## WHAT TO DO
Search the records for "this". Copy every line where it appears.
******
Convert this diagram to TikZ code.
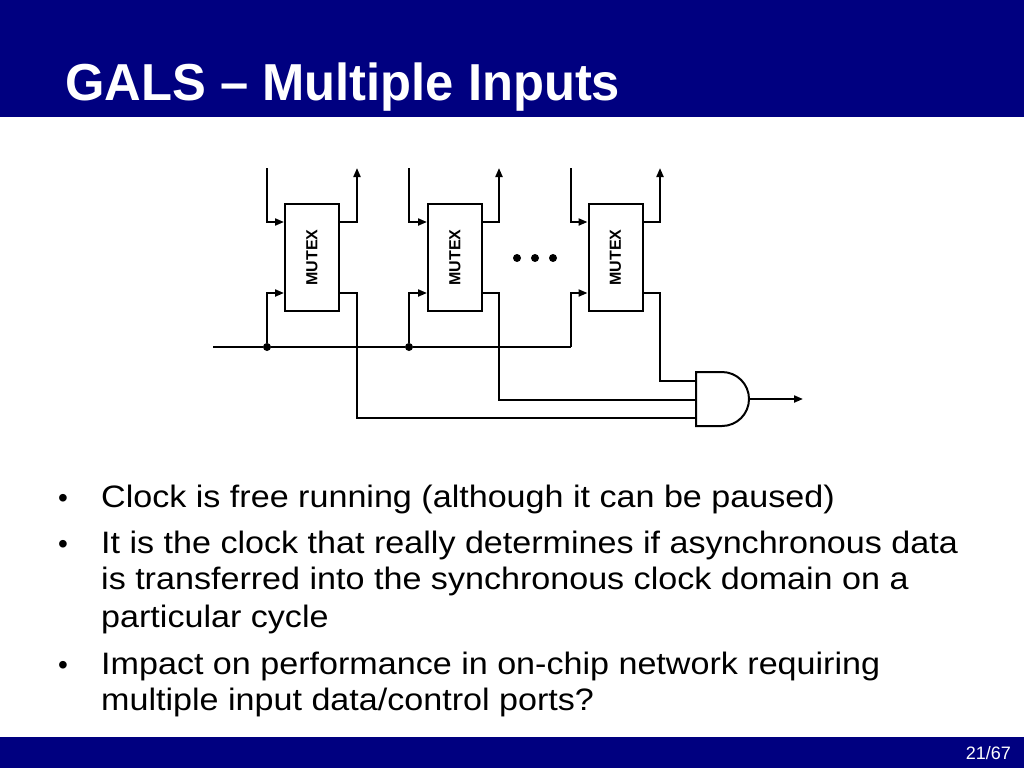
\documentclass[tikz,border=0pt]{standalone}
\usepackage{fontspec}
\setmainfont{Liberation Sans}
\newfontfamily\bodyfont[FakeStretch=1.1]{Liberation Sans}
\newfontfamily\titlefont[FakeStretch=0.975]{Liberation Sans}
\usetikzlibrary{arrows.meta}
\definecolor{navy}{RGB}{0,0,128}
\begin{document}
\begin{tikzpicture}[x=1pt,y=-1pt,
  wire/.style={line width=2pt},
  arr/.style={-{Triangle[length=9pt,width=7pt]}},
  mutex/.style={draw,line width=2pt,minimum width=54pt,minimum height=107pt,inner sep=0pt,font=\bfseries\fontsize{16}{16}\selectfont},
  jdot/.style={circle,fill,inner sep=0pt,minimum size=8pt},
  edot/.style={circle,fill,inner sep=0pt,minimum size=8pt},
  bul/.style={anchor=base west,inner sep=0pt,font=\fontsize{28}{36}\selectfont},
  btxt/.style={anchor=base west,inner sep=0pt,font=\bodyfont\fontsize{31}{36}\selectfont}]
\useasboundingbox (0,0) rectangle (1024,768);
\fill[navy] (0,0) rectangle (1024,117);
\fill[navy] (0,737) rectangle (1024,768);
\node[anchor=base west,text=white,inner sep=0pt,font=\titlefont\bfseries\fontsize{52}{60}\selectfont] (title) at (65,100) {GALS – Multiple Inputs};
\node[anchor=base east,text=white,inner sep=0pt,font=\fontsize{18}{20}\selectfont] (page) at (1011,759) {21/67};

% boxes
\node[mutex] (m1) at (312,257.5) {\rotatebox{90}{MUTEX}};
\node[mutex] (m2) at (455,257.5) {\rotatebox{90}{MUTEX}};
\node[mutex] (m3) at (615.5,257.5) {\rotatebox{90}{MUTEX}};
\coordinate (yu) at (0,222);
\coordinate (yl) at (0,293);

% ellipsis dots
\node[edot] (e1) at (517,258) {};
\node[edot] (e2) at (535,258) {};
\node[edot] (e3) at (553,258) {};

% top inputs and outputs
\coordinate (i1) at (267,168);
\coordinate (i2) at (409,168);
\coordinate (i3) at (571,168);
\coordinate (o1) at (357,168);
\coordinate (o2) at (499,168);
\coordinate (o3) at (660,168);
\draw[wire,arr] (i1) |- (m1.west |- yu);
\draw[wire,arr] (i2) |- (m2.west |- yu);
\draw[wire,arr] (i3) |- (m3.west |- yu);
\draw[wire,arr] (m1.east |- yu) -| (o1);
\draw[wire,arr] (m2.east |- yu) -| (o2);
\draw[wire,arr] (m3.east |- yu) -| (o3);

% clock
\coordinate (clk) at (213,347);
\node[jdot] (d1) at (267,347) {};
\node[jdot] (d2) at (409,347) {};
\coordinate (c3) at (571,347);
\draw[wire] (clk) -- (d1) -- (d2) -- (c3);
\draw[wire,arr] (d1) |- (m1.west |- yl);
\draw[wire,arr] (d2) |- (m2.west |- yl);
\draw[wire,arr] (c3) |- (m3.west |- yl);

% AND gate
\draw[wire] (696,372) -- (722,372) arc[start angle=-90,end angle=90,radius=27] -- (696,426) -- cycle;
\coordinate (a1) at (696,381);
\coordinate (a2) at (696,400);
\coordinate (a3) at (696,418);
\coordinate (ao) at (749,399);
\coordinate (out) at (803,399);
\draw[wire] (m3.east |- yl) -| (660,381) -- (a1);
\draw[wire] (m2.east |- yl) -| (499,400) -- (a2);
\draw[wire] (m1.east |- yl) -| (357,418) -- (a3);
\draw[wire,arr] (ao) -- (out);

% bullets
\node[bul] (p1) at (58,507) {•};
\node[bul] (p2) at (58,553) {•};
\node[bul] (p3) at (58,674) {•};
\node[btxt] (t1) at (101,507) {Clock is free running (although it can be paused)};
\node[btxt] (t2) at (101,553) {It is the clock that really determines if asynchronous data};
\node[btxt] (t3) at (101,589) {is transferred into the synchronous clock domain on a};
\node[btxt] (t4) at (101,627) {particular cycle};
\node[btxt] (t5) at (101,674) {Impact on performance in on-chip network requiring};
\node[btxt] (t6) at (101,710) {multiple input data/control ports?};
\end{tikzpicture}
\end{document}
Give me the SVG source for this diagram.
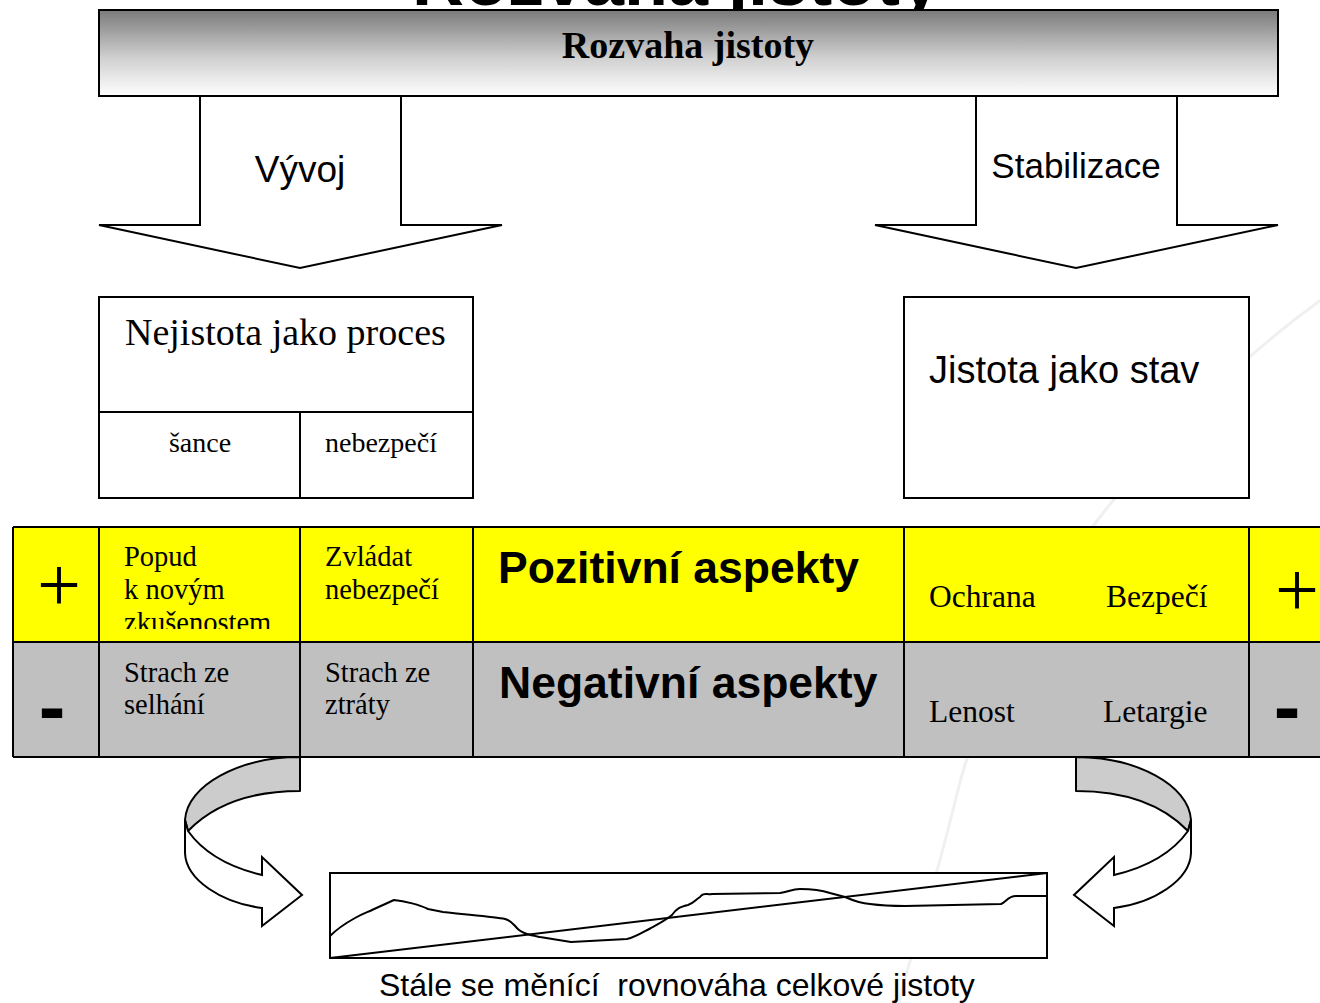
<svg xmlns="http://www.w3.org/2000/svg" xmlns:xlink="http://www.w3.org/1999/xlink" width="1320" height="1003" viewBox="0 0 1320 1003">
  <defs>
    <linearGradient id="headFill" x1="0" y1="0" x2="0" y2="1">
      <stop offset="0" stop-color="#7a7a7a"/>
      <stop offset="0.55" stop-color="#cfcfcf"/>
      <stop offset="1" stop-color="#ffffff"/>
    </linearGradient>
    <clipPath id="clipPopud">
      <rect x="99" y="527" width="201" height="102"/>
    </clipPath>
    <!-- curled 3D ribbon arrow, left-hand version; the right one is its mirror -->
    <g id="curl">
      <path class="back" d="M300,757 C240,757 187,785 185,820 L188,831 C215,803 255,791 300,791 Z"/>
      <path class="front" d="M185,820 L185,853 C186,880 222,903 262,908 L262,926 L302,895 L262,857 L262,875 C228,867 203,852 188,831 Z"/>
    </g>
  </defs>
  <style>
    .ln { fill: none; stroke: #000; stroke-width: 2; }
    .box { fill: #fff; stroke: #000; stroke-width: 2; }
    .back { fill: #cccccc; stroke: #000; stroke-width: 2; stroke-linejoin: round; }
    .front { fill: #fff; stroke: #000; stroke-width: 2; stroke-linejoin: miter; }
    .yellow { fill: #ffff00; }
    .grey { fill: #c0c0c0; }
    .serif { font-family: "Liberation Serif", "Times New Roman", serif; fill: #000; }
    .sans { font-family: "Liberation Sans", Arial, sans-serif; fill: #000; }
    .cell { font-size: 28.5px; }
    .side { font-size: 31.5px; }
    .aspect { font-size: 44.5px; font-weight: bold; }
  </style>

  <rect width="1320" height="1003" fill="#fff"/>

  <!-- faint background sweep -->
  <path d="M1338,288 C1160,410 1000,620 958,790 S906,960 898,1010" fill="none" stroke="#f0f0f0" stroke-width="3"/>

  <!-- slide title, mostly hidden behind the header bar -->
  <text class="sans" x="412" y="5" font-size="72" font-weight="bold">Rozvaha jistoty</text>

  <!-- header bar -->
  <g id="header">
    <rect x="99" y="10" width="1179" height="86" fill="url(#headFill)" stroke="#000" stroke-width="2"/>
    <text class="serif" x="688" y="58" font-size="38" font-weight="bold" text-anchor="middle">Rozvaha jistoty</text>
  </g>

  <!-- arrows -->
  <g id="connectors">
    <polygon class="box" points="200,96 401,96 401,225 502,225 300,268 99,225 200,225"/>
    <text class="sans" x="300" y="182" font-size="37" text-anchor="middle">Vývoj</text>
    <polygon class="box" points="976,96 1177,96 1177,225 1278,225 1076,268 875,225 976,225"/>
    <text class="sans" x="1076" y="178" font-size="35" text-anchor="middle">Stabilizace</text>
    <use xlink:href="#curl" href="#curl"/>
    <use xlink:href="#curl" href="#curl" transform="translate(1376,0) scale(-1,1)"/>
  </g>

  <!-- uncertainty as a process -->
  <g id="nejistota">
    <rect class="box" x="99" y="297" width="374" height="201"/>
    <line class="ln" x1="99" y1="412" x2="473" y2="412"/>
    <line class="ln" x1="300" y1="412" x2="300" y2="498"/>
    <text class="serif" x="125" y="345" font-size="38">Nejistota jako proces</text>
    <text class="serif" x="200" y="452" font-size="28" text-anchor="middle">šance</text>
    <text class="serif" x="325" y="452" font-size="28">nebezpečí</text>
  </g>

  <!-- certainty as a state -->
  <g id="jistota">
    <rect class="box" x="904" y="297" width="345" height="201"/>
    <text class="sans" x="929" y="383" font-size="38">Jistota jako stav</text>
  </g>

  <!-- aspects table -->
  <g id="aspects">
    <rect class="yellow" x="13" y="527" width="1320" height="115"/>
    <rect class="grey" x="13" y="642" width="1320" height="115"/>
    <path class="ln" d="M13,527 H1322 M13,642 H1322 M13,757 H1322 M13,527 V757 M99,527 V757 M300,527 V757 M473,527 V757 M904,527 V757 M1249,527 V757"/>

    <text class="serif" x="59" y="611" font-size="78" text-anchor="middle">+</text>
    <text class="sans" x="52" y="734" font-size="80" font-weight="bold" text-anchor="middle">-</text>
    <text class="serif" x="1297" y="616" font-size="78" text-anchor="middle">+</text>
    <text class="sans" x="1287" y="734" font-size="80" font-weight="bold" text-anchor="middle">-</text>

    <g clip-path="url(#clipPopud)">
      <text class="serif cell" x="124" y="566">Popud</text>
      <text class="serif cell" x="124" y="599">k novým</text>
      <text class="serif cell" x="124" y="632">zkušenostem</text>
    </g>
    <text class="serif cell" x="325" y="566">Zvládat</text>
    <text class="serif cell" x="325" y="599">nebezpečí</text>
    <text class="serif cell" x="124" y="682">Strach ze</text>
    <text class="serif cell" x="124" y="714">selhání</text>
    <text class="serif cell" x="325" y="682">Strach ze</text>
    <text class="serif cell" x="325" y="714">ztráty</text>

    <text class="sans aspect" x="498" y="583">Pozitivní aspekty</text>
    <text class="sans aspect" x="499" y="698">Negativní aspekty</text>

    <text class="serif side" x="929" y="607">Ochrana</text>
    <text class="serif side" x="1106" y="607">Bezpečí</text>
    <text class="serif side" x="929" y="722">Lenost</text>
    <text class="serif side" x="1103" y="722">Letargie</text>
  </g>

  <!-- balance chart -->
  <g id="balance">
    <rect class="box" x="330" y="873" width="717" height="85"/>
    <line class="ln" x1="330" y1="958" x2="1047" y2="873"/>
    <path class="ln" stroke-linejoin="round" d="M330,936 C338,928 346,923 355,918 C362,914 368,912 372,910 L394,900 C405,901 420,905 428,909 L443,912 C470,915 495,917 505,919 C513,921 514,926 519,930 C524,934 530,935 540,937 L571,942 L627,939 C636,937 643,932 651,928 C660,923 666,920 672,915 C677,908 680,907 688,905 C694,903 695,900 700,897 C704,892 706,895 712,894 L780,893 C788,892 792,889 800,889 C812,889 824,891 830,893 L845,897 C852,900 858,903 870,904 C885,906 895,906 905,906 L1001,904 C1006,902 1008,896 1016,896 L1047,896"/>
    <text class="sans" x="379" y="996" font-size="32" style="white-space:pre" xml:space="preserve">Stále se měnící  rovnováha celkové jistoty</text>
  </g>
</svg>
******
## WRITTEN ANSWER
Convert this diagram to TikZ code.
Give me the SVG source for this diagram.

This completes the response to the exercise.